Many companies will be tightening their belts over the next few months. Pay raises and bonuses could be put on hold. If the experts are right, mass layoffs are right around the corner and a recession will hit a wide range of industry sectors hard.
Add in inflationary costs on practically everything these days and it leaves the most reliable and skilled financial pros in a bind. After all: Their skills are always in demand, and they can look to greener pastures at any time.
The good news? Top-notch employees will stay on board (at least for awhile) in lieu of a pay raise if their supervisors offer other kinds of incentives that matter to them. In fact, a lot of folks value these kinds of factors more in the long-term than a modest bump in pay.
1. Self-direction leads to self-starters
Giving staffers the ability to choose how they do their jobs and complete tasks is an easy way to motivate them.
Seek out their ideas on how to improve facility processes and let them try those ideas out. You might discover a better process for completing finance duties as a result, such as an idea that everyone on the team appreciates.
2. Always something new to learn
Leaders say the majority of staffers want to learn and grow. So it pays to continue to challenge them to try new things and succeed.

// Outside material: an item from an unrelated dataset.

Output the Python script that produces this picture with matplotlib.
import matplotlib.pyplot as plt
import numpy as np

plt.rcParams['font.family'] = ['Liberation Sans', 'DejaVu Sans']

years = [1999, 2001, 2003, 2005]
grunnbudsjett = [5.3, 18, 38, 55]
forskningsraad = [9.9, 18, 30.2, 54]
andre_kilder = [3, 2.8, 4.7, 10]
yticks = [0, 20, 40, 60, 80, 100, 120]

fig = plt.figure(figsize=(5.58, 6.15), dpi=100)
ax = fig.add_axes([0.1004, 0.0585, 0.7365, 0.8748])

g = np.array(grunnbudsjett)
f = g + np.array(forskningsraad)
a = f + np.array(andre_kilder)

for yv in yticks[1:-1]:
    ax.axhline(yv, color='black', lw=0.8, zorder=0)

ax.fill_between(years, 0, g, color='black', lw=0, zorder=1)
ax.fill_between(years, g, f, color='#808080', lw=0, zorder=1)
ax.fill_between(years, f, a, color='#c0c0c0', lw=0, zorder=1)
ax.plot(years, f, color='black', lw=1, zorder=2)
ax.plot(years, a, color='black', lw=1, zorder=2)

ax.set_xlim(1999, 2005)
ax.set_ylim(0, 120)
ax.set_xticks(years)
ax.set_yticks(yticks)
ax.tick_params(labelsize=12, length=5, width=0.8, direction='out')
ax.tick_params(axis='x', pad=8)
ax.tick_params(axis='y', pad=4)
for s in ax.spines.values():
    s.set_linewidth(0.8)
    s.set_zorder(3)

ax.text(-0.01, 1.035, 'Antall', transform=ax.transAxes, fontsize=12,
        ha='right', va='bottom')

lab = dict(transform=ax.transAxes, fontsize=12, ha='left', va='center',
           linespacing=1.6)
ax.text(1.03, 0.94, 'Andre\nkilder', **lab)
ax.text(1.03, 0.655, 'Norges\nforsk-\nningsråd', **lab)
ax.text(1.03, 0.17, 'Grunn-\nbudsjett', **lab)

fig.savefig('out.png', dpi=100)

One way to do it: Cross-train workers in another department. Have a Payroll specialist spend a day working on collections or data entry. Or go outside the finance spectrum altogether and have the person work in the warehouse for an afternoon helping to fulfill orders.
It’ll keep them interested in their work, and teach them how your company functions as a whole.
3. A sense of purpose goes a long way
One of the best ways to get staffers to work hard is to give them a sense of purpose.
It’s important for workers to feel like they’re doing something bigger than their jobs.
One way to do it: Have staffers write a brief mission statement describing their main responsibilities as well as their career goals.
Then explain how these duties and goals may align with the company’s mission statement. Give an example or two of how they’re helping the people who make up your company succeed.
Linking the success of the company to the daily tasks your workers do will generate a sense of purpose that promotes loyalty and quality work. And it doesn’t cost your company a dime.